Was muss ich wie einstellen, dass er NUR in das angegebene File logged ?

Danke euch

PS: Und wie aendere ich in dieser struktur den LogLevel ? kenne es nur ueber die catgory und die will ich hier nicht benutzen.


----------



## ms (13. Mai 2008)

Grasstampfer hat gesagt.:
			
		

> Was muss ich wie einstellen, dass er NUR in das angegebene File logged ?


Du müsstest vermutlich den als "FILE" definierten Appender rausnehmen.



			
				Grasstampfer hat gesagt.:
			
		

> Und wie aendere ich in dieser struktur den LogLevel ? kenne es nur ueber die catgory und die will ich hier nicht benutzen.

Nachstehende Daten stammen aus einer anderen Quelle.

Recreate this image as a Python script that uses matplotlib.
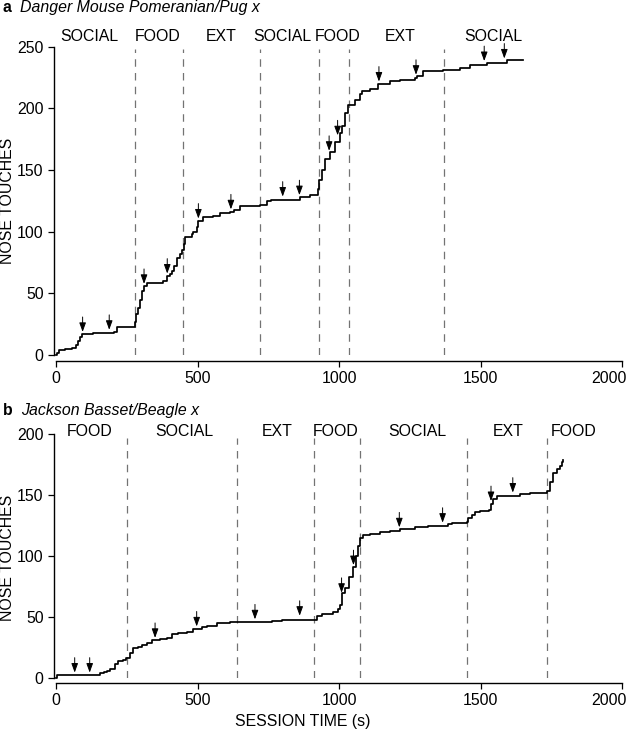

Warum willst du die hier nicht benutzen?
Ansonsten such mal nach THRESHOLD.

ms


----------



## Grasstampfer (13. Mai 2008)

ms hat gesagt.:
			
		

> Warum willst du die hier nicht benutzen?


weil ich versch. libraries habe die von versch. web applikationen genutzt werden... 

also im grunde wie es bei jboss steht


> if you have multiple apps with shared classes/categories, [...] then this approach will not work



aber danke dir wegen den tipps... werd ich mal probieren


----------